The blasts by al-Qaida operatives killed 224 in total and wounded more than 4,500 — among the deadliest terror attacks to target Americans before the Sept. 11 attacks.

But for Bartley, losing her dad and brother also launched a lifelong mission — lobbying for protection and support for American diplomats and their families and pursuing justice for the killing of half her family.

For some of the victims of the 1998 embassy bombings, a sense of justice appears as close now as it ever could be.

Under an agreement signed with the U.S. one month ago, Sudan’s government has agreed to pay $335 million to the victims and families for its role harboring the al-Qaida operatives that masterminded the attack. Abu Muhammad al Masri, al-Qaida’s No. 2, who was indicted for helping plan the attacks, was also reportedly assassinated by Israeli operatives at U.S. request in Iran this past August — 22 years to the day after the attacks — The New York Times reported this month.

ABC News has not confirmed al Masri’s killing. The Iranian government denied the report, while al-Qaida has remained quiet.
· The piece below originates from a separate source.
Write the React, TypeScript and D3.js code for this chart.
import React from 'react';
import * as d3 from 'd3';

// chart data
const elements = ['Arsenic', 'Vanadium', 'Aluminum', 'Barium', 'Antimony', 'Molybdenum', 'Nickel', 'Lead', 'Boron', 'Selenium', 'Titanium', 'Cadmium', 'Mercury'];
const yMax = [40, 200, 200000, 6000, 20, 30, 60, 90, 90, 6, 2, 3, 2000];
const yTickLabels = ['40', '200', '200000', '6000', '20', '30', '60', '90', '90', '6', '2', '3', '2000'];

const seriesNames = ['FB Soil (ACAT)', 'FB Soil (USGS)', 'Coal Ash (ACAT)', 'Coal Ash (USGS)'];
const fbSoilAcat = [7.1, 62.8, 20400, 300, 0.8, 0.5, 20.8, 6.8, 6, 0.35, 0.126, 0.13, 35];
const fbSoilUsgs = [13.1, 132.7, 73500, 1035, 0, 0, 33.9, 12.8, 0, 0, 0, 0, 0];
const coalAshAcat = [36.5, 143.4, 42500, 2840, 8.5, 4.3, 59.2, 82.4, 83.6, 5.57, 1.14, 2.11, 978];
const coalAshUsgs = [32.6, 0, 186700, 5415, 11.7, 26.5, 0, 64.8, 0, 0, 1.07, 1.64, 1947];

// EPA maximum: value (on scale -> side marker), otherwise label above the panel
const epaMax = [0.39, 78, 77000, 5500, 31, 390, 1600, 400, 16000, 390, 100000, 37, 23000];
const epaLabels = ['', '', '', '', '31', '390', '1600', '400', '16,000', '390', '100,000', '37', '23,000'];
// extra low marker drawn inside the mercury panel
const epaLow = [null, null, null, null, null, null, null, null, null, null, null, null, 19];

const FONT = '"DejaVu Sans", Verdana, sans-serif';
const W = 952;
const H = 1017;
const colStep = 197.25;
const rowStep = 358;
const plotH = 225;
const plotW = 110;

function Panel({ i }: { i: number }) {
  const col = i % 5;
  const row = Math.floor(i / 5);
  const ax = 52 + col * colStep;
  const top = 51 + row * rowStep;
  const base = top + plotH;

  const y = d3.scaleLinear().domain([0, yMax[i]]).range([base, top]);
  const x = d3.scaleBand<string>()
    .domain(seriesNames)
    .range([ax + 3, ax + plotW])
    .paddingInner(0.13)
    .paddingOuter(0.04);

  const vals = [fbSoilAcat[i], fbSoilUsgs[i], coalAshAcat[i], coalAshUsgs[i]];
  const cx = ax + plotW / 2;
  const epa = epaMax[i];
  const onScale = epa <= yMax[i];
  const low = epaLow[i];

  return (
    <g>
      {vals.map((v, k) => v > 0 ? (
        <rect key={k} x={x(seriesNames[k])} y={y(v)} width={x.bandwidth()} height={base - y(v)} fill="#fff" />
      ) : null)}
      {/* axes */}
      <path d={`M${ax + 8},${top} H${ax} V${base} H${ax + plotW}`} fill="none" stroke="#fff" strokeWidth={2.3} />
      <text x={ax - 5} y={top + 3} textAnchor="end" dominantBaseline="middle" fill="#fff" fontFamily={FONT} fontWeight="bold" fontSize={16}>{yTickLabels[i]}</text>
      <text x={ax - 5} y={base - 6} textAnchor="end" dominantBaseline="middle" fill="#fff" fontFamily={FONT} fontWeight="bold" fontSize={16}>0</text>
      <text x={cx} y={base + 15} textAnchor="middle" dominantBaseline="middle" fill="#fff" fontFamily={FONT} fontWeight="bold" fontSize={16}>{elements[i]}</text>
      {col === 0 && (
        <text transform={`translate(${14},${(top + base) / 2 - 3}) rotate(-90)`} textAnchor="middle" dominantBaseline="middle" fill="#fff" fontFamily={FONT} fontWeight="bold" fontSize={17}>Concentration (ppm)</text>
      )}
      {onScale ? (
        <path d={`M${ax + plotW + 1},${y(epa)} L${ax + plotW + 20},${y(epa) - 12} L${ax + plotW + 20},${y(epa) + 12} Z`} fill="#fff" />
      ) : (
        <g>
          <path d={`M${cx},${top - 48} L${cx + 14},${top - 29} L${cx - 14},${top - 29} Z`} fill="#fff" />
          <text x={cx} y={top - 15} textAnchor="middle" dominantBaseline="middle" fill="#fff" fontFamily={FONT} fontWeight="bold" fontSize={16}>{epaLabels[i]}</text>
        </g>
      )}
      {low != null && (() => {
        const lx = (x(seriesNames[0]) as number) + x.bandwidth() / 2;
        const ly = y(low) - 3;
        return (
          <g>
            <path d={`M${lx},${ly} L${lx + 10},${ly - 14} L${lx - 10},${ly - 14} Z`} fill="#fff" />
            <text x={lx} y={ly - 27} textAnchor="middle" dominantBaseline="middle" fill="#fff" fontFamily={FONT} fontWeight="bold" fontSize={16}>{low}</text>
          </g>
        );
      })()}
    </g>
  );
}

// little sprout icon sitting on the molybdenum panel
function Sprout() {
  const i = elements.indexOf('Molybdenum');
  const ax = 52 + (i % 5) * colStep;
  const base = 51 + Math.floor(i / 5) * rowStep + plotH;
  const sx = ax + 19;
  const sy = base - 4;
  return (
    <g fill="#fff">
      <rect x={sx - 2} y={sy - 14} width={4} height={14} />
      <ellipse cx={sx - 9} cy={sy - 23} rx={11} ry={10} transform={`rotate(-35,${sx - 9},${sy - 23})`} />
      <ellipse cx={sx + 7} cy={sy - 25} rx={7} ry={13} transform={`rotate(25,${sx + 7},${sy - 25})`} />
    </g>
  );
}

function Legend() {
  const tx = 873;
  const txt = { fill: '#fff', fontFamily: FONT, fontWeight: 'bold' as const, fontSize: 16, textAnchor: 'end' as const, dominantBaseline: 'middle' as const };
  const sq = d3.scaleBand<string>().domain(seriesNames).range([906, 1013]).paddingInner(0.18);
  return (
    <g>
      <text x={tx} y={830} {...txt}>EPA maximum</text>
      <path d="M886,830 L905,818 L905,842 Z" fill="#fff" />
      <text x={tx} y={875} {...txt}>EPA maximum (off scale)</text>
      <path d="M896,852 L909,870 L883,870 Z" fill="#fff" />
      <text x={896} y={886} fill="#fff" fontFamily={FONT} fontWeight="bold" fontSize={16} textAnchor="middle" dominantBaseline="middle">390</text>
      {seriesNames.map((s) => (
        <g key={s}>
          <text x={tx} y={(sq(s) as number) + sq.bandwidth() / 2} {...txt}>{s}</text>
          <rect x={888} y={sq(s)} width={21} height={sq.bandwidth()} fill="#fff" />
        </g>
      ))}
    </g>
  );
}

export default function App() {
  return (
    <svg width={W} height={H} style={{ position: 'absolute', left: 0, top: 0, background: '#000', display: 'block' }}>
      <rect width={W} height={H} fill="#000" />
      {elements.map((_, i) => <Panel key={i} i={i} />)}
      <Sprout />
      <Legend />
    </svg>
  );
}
But his reported death and the deal for compensation are a sign that the victims of the embassy attacks haven’t been forgotten, according to Riz Khaliq.

“I am happy that our government didn’t give up on trying to hold people accountable for what they perpetrated against us. I’m grateful for that,” said Khaliq, who was a 27-year-old economics officer at the time of the bombing.
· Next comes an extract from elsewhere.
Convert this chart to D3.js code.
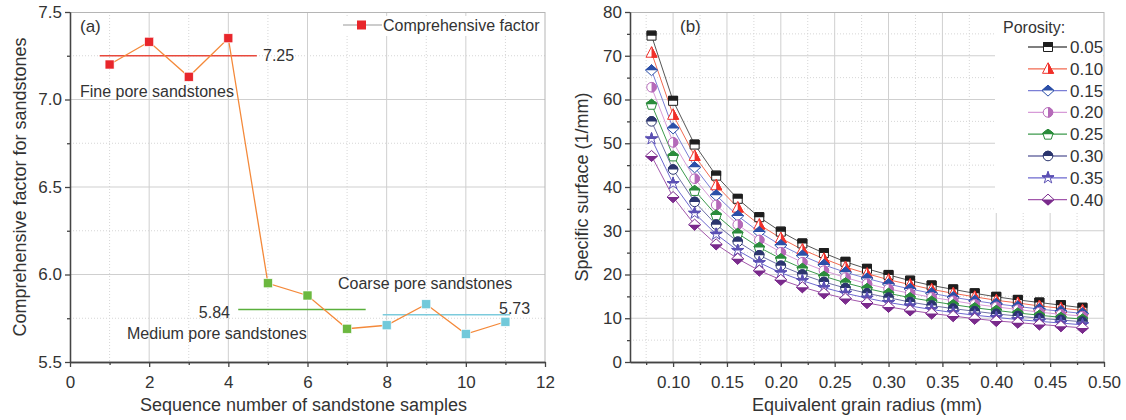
<!DOCTYPE html>
<html>
<head>
<meta charset="utf-8">
<script src="https://cdn.jsdelivr.net/npm/d3@7"></script>
<style>
  body { margin: 0; background: #fff; }
  text { font-family: "Liberation Sans", Arial, sans-serif; fill: #333; }
  .grid-major { stroke: #cfcfcf; stroke-width: 1; }
  .grid-minor { stroke: #d6d6d6; stroke-width: 1; stroke-dasharray: 1,2; }
  .axis path, .axis line { stroke: #444; stroke-width: 1.3; }
  .axis text { font-size: 17px; fill: #333; }
</style>
</head>
<body>
<div id="chart"></div>
<script>
// Panel (a) data
var sampleNo = [1, 2, 3, 4, 5, 6, 7, 8, 9, 10, 11];
var factor = [7.20, 7.33, 7.13, 7.35, 5.95, 5.88, 5.69, 5.71, 5.83, 5.66, 5.73];
var sampleGroup = ["fine", "fine", "fine", "fine", "medium", "medium", "medium", "coarse", "coarse", "coarse", "coarse"];
var meanValue = [7.25, 5.80, 5.77];
var meanLabel = ["7.25", "5.84", "5.73"];
var meanFrom = [0.75, 4.25, 7.9];
var meanTo = [4.72, 7.47, 11.12];

// Panel (b) data
var radius = [0.08, 0.10, 0.12, 0.14, 0.16, 0.18, 0.20, 0.22, 0.24, 0.26, 0.28,
              0.30, 0.32, 0.34, 0.36, 0.38, 0.40, 0.42, 0.44, 0.46, 0.48];
var porosity = ["0.05", "0.10", "0.15", "0.20", "0.25", "0.30", "0.35", "0.40"];
var s005 = [74.6, 59.7, 49.7, 42.6, 37.3, 33.1, 29.8, 27.1, 24.9, 22.9, 21.3, 19.9, 18.6, 17.5, 16.6, 15.7, 14.9, 14.2, 13.6, 13.0, 12.4];
var s010 = [70.7, 56.5, 47.1, 40.4, 35.3, 31.4, 28.3, 25.7, 23.6, 21.7, 20.2, 18.8, 17.7, 16.6, 15.7, 14.9, 14.1, 13.5, 12.8, 12.3, 11.8];
var s015 = [66.7, 53.4, 44.5, 38.1, 33.4, 29.7, 26.7, 24.3, 22.2, 20.5, 19.1, 17.8, 16.7, 15.7, 14.8, 14.0, 13.3, 12.7, 12.1, 11.6, 11.1];
var s020 = [62.8, 50.2, 41.9, 35.9, 31.4, 27.9, 25.1, 22.8, 20.9, 19.3, 17.9, 16.7, 15.7, 14.8, 14.0, 13.2, 12.6, 12.0, 11.4, 10.9, 10.5];
var s025 = [58.9, 47.1, 39.2, 33.6, 29.4, 26.2, 23.6, 21.4, 19.6, 18.1, 16.8, 15.7, 14.7, 13.9, 13.1, 12.4, 11.8, 11.2, 10.7, 10.2, 9.8];
var s030 = [55.0, 44.0, 36.6, 31.4, 27.5, 24.4, 22.0, 20.0, 18.3, 16.9, 15.7, 14.7, 13.7, 12.9, 12.2, 11.6, 11.0, 10.5, 10.0, 9.6, 9.2];
var s035 = [51.0, 40.8, 34.0, 29.2, 25.5, 22.7, 20.4, 18.6, 17.0, 15.7, 14.6, 13.6, 12.8, 12.0, 11.3, 10.7, 10.2, 9.7, 9.3, 8.9, 8.5];
var s040 = [47.1, 37.7, 31.4, 26.9, 23.6, 20.9, 18.8, 17.1, 15.7, 14.5, 13.5, 12.6, 11.8, 11.1, 10.5, 9.9, 9.4, 9.0, 8.6, 8.2, 7.8];
var surfaceSeries = [s005, s010, s015, s020, s025, s030, s035, s040];

// Styles
var groupColor = { fine: "#e8262b", medium: "#6cb83f", coarse: "#72c9da" };
var meanColor = ["#e8493c", "#5aaf3c", "#7ccbdc"];
var markColor = ["#1e1e1e", "#f0302a", "#2b4fa8", "#b56ab9", "#2b8c3c", "#2b356e", "#5b50b4", "#7a2a8c"];
var lineColor = ["#555555", "#f26a50", "#7b7fd6", "#d79bd8", "#3c9a4c", "#6f71a6", "#6d68cf", "#a257ab"];
var markShape = ["square", "triangle", "diamond", "circle", "pentagon", "circle", "star", "diamond"];
var markHalf = ["top", "right", "top", "right", "top", "top", "top", "bottom"];

var svgWidth = 1126;
var svgHeight = 420;

var svg = d3.select("#chart")
  .append("svg")
  .attr("width", svgWidth)
  .attr("height", svgHeight);

var defs = svg.append("defs");
var halfRects = {
  top: [-10, -10, 20, 10],
  bottom: [-10, 0, 20, 10],
  right: [0, -10, 10, 20]
};
Object.keys(halfRects).forEach(function(k) {
  var r = halfRects[k];
  defs.append("clipPath").attr("id", "half-" + k)
    .append("rect").attr("x", r[0]).attr("y", r[1]).attr("width", r[2]).attr("height", r[3]);
});

function shapePath(shape) {
  if (shape == "square") return "M-4.5,-4.5h9v9h-9Z";
  if (shape == "triangle") return "M0,-6L5.5,4.5L-5.5,4.5Z";
  if (shape == "diamond") return "M0,-5.5L6,0L0,5.5L-6,0Z";
  if (shape == "circle") return d3.symbol().type(d3.symbolCircle).size(72)();
  if (shape == "star") return d3.symbol().type(d3.symbolStar).size(45)();
  // pentagon
  var pts = d3.range(5).map(function(i) {
    var a = -Math.PI / 2 + i * 2 * Math.PI / 5;
    return [5.5 * Math.cos(a), 5.5 * Math.sin(a) + 0.5];
  });
  return "M" + pts.join("L") + "Z";
}

function drawMarker(sel, i) {
  var p = shapePath(markShape[i]);
  sel.append("path").attr("d", p)
    .attr("fill", "#fff").attr("stroke", markColor[i]).attr("stroke-width", 1);
  sel.append("path").attr("d", p)
    .attr("fill", markColor[i]).attr("stroke", markColor[i]).attr("stroke-width", 1)
    .attr("clip-path", "url(#half-" + markHalf[i] + ")");
}

// generic grid + frame
function drawGrid(g, x, y, xMaj, xMin, yMaj, yMin) {
  var w = x.range()[1], h = y.range()[0];
  g.selectAll(".gxm").data(xMin).enter().append("line").attr("class", "grid-minor")
    .attr("x1", d => x(d)).attr("x2", d => x(d)).attr("y1", 0).attr("y2", h);
  g.selectAll(".gym").data(yMin).enter().append("line").attr("class", "grid-minor")
    .attr("y1", d => y(d)).attr("y2", d => y(d)).attr("x1", 0).attr("x2", w);
  g.selectAll(".gx").data(xMaj).enter().append("line").attr("class", "grid-major")
    .attr("x1", d => x(d)).attr("x2", d => x(d)).attr("y1", 0).attr("y2", h);
  g.selectAll(".gy").data(yMaj).enter().append("line").attr("class", "grid-major")
    .attr("y1", d => y(d)).attr("y2", d => y(d)).attr("x1", 0).attr("x2", w);
  g.append("line").attr("x1", 0).attr("x2", w).attr("y1", 0.5).attr("y2", 0.5)
    .attr("stroke", "#b5b5b5");
  g.append("line").attr("x1", w).attr("x2", w).attr("y1", 0).attr("y2", h)
    .attr("stroke", "#b5b5b5");
}

function drawAxes(g, x, y, xMaj, xMin, yMaj, yMin, xFmt, yFmt) {
  var h = y.range()[0];
  g.append("g").attr("class", "axis").attr("transform", `translate(0,${h})`)
    .call(d3.axisBottom(x).tickValues(xMin).tickSize(3).tickSizeOuter(0).tickFormat(""));
  g.append("g").attr("class", "axis").attr("transform", `translate(0,${h})`)
    .call(d3.axisBottom(x).tickValues(xMaj).tickSize(5).tickSizeOuter(0).tickPadding(9).tickFormat(xFmt));
  g.append("g").attr("class", "axis")
    .call(d3.axisLeft(y).tickValues(yMin).tickSize(3).tickSizeOuter(0).tickFormat(""));
  g.append("g").attr("class", "axis")
    .call(d3.axisLeft(y).tickValues(yMaj).tickSize(5).tickSizeOuter(0).tickPadding(3).tickFormat(yFmt));
}

// ---------------- Panel (a) ----------------
var marginA = { left: 70, top: 12 };
var widthA = 475, heightA = 350;
var gA = svg.append("g").attr("transform", `translate(${marginA.left}, ${marginA.top})`);
var xA = d3.scaleLinear().domain([0, 12]).range([0, widthA]);
var yA = d3.scaleLinear().domain([5.5, 7.5]).range([heightA, 0]);

drawGrid(gA, xA, yA, [2, 4, 6, 8, 10], [1, 3, 5, 7, 9, 11], [6.0, 6.5, 7.0], [5.75, 6.25, 6.75, 7.25]);

// legend background
gA.append("rect").attr("x", 268).attr("y", 4).attr("width", 204).attr("height", 20).attr("fill", "#fff");

// mean lines
gA.selectAll(".mean").data(meanValue).enter().append("line")
  .attr("x1", (d, i) => xA(meanFrom[i])).attr("x2", (d, i) => xA(meanTo[i]))
  .attr("y1", d => yA(d)).attr("y2", d => yA(d))
  .attr("stroke", (d, i) => meanColor[i]).attr("stroke-width", 1.5);

// connecting line
var lineA = d3.line().x((d, i) => xA(sampleNo[i])).y(d => yA(d));
gA.append("path").datum(factor).attr("d", lineA)
  .attr("fill", "none").attr("stroke", "#f4893a").attr("stroke-width", 1.3);

gA.selectAll(".pt").data(factor).enter().append("rect")
  .attr("x", (d, i) => xA(sampleNo[i]) - 4.5).attr("y", d => yA(d) - 4.5)
  .attr("width", 9).attr("height", 9)
  .attr("fill", (d, i) => groupColor[sampleGroup[i]])
  .attr("stroke", "#fff").attr("stroke-width", 0.6);

drawAxes(gA, xA, yA, [0, 2, 4, 6, 8, 10, 12], [1, 3, 5, 7, 9, 11],
  [5.5, 6.0, 6.5, 7.0, 7.5], [5.75, 6.25, 6.75, 7.25], d3.format("d"), d3.format(".1f"));

// annotations
gA.append("text").attr("x", 10).attr("y", 20).style("font-size", "17px").text("(a)");
gA.append("text").attr("x", 193).attr("y", 49).style("font-size", "16px").text(meanLabel[0]);
gA.append("text").attr("x", 10).attr("y", 85).style("font-size", "16px").text("Fine pore sandstones");
gA.append("text").attr("x", 268).attr("y", 277).style("font-size", "16px").text("Coarse pore sandstones");
gA.append("text").attr("x", 160).attr("y", 306).attr("text-anchor", "end").style("font-size", "16px").text(meanLabel[1]);
gA.append("text").attr("x", 57).attr("y", 327).style("font-size", "16px").text("Medium pore sandstones");
gA.append("text").attr("x", 429).attr("y", 302).style("font-size", "16px").text(meanLabel[2]);

// legend
gA.append("line").attr("x1", 273).attr("x2", 312).attr("y1", 13).attr("y2", 13)
  .attr("stroke", "#999").attr("stroke-width", 1);
gA.append("rect").attr("x", 287).attr("y", 8.5).attr("width", 9).attr("height", 9).attr("fill", "#e8262b");
gA.append("text").attr("x", 313).attr("y", 19).style("font-size", "16px").text("Comprehensive factor");

// axis titles
svg.append("text").attr("x", marginA.left + widthA / 2 - 4).attr("y", 411)
  .attr("text-anchor", "middle").style("font-size", "18px").text("Sequence number of sandstone samples");
svg.append("text").attr("transform", `translate(26, ${marginA.top + heightA / 2}) rotate(-90)`)
  .attr("text-anchor", "middle").style("font-size", "18px").text("Comprehensive factor for sandstones");

// ---------------- Panel (b) ----------------
var marginB = { left: 630, top: 12 };
var widthB = 474, heightB = 350;
var gB = svg.append("g").attr("transform", `translate(${marginB.left}, ${marginB.top})`);
var xB = d3.scaleLinear().domain([0.06, 0.50]).range([0, widthB]);
var yB = d3.scaleLinear().domain([0, 80]).range([heightB, 0]);

var xMajB = [0.10, 0.15, 0.20, 0.25, 0.30, 0.35, 0.40, 0.45, 0.50];
var xMinB = [0.075, 0.125, 0.175, 0.225, 0.275, 0.325, 0.375, 0.425, 0.475];
drawGrid(gB, xB, yB, xMajB.slice(0, 8), xMinB, [10, 20, 30, 40, 50, 60, 70], [5, 15, 25, 35, 45, 55, 65, 75]);

// legend background
gB.append("rect").attr("x", 365).attr("y", 1).attr("width", 108).attr("height", 200).attr("fill", "#fff");

var lineB = d3.line().x((d, i) => xB(radius[i])).y(d => yB(d));
surfaceSeries.forEach(function(series, si) {
  gB.append("path").datum(series).attr("d", lineB)
    .attr("fill", "none").attr("stroke", lineColor[si]).attr("stroke-width", 1);
});
surfaceSeries.forEach(function(series, si) {
  gB.selectAll(".m" + si).data(series).enter().append("g")
    .attr("transform", (d, i) => `translate(${xB(radius[i])}, ${yB(d)})`)
    .each(function() { drawMarker(d3.select(this), si); });
});

drawAxes(gB, xB, yB, xMajB, xMinB,
  [0, 10, 20, 30, 40, 50, 60, 70, 80], [5, 15, 25, 35, 45, 55, 65, 75], d3.format(".2f"), d3.format("d"));

gB.append("text").attr("x", 50).attr("y", 20).style("font-size", "17px").text("(b)");

// legend
gB.append("text").attr("x", 373).attr("y", 21).style("font-size", "16px").text("Porosity:");
var legB = gB.selectAll(".leg").data(porosity).enter().append("g")
  .attr("transform", (d, i) => `translate(0, ${35 + i * 21.8})`);
legB.append("line").attr("x1", 398).attr("x2", 437).attr("y1", 0).attr("y2", 0)
  .attr("stroke", (d, i) => lineColor[i]).attr("stroke-width", 1.3);
legB.append("g").attr("transform", "translate(418,0)")
  .each(function(d, i) { drawMarker(d3.select(this), i); });
legB.append("text").attr("x", 440).attr("y", 6).style("font-size", "17px").text(d => d);

// axis titles
svg.append("text").attr("x", marginB.left + widthB / 2).attr("y", 411)
  .attr("text-anchor", "middle").style("font-size", "18px").text("Equivalent grain radius (mm)");
svg.append("text").attr("transform", `translate(588, ${marginB.top + heightB / 2}) rotate(-90)`)
  .attr("text-anchor", "middle").style("font-size", "18px").text("Specific surface (1/mm)");
</script>
</body>
</html>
On a brief assignment in Nairobi before his posting in South Africa, Khaliq was across the street from the embassy at a meeting with U.S. Ambassador Prudence Bushnell and Kenya’s trade minister when the blast ripped through the buildings. Khaliq carried Bushnell to safety, his own face bloodied and dirtied by debris.

Twenty-two years later, his heart still races as he tells the story. Like his unease with loud noises, it’s a physical manifestation of the horrors of that day, a reminder as real as the shards of glass he still occasionally finds in his skin.
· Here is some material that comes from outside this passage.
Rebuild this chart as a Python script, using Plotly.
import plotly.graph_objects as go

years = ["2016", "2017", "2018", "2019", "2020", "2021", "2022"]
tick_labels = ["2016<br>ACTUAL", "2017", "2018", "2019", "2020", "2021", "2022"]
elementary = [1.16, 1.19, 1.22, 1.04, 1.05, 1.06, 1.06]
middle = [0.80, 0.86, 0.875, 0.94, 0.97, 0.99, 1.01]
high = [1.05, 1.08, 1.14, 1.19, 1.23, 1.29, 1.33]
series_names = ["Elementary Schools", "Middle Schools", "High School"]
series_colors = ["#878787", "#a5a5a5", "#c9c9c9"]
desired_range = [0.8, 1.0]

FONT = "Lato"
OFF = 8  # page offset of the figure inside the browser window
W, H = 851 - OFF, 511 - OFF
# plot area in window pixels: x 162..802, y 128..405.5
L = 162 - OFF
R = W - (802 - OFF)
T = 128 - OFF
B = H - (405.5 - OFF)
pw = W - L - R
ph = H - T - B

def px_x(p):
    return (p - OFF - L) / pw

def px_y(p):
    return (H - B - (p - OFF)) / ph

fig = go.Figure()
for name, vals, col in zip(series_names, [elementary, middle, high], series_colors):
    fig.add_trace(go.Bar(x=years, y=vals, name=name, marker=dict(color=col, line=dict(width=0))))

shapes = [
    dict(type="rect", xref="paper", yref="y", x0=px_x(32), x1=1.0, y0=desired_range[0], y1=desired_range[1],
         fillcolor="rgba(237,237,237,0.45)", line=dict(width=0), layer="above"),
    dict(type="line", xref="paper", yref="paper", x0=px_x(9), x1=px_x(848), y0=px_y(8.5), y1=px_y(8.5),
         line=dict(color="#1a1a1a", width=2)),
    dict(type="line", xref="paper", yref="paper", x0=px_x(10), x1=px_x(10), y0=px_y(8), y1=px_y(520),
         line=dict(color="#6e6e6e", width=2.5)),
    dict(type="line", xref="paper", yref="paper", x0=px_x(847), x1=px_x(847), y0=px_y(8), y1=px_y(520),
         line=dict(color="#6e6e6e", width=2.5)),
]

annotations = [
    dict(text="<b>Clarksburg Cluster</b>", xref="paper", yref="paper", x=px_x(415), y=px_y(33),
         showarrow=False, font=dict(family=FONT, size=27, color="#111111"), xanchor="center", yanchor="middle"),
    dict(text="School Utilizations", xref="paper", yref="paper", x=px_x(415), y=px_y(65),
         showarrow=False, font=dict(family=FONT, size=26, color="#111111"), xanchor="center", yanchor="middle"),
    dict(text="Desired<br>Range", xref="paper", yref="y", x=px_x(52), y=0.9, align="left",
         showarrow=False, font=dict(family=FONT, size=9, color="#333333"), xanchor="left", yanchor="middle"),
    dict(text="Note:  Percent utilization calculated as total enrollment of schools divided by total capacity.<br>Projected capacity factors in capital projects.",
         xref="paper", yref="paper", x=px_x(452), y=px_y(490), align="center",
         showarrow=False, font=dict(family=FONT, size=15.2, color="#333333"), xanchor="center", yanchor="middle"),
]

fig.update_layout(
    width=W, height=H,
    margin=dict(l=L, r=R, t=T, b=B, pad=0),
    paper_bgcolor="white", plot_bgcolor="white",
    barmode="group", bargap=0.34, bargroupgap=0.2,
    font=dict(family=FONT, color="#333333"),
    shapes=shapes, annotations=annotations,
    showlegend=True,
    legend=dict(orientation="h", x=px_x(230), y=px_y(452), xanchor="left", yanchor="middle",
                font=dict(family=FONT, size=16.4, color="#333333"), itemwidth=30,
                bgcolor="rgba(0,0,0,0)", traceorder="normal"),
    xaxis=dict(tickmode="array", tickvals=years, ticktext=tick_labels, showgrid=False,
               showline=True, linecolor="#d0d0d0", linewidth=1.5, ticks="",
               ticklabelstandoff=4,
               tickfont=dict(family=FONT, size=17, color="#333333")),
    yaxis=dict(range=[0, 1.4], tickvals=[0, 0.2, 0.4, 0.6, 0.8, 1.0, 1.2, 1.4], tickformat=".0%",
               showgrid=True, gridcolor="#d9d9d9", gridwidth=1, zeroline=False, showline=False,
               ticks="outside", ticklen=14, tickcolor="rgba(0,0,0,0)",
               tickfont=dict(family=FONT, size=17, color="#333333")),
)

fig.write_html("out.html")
The compensation deal in particular “acknowledges the suffering and the pain that we have been victim to, the 20-plus years that we have been living with and our families have been living with and dealing with,” he told ABC News. “Absolutely it would help. But it doesn’t mean that it erases that pain or suffering.”

That suffering is every day for Ellen Richards, who was also on a temporary assignment in Nairobi when the blasts blinded her — although she has found one benefit of blindness. “I don’t eat as much,” she said laughing. “I can’t see the food on the plate, so I don’t eat it — and it’s so wonderful.”

Like Bartley and Khaliq, Richards has found deep meaning in the attacks. But she said she never searched for justice.

“I don’t worry about that. I didn’t worry about that. I always figured that God will take care of them. They will get the justice they deserve because they took everyday people who went to work for their government … and [they] stopped us from breathing,” she said.

Richards, who got married two years ago at 72 years old, added, “Life is good. You just can’t demand things. God loves each of us, and he knows us each by name, and because he loves us, he’ll give us what we need.”

Still, robbed of years of work because of her blindness, Richards said money from the settlement deal would help. But while Sudan has transferred the funds to a third-party bank, the money will be held in escrow until the U.S. Congress passes necessary legislation.

The deal stipulates that the victims won’t receive any compensation until Congress restores Sudan’s “sovereign immunity,” a legal term that means it can’t be sued as a sovereign state. Sudan lost its immunity when it was designated as a state sponsor of terrorism in 1993. But President Donald Trump lifted the designation last month as part of a historic deal where Sudan and Israel agreed to move toward diplomatic ties.

But the legislation is being held up by two Democrat senators who say it threatens Sept. 11 victims’ right to sue Sudan. While the government has never been found responsible for those attacks, restoring Sudan’s sovereign immunity would limit 9/11 victims’ ability to sue for any alleged role.

Advocates are now racing against the clock to end their opposition. If the money isn’t paid out in months, it will return to Sudan — and Bartley, Khaliq, Richards and others won’t get a penny, but a strong sense of betrayal.

“It makes me really upset and puts a bitter taste in my mouth because it’s our own government that’s frankly holding this up,” said Khaliq. “It’s nobody else but our own elected officials who are supposed to look out for us as citizens, but instead they’re playing politics.”

Even if the deal is approved in this lame-duck session, he and Bartley agreed there’s no coming “closure.” For Bartley, that’s in part because her important work will continue beyond the Nairobi embassy community whose lives were transformed that day.

“In no way will my work as an advocate be complete or over because the very nature of the work that diplomats do and who they are is not very well known to the average American,” let alone members of Congress, Bartley said.

“There will be plenty of work to do … to raise the visibility, the value and the importance of our diplomatic corps and others who serve at our U.S. embassies,” she said, like her family did in Colombia, Spain, Israel, South Korea and Kenya.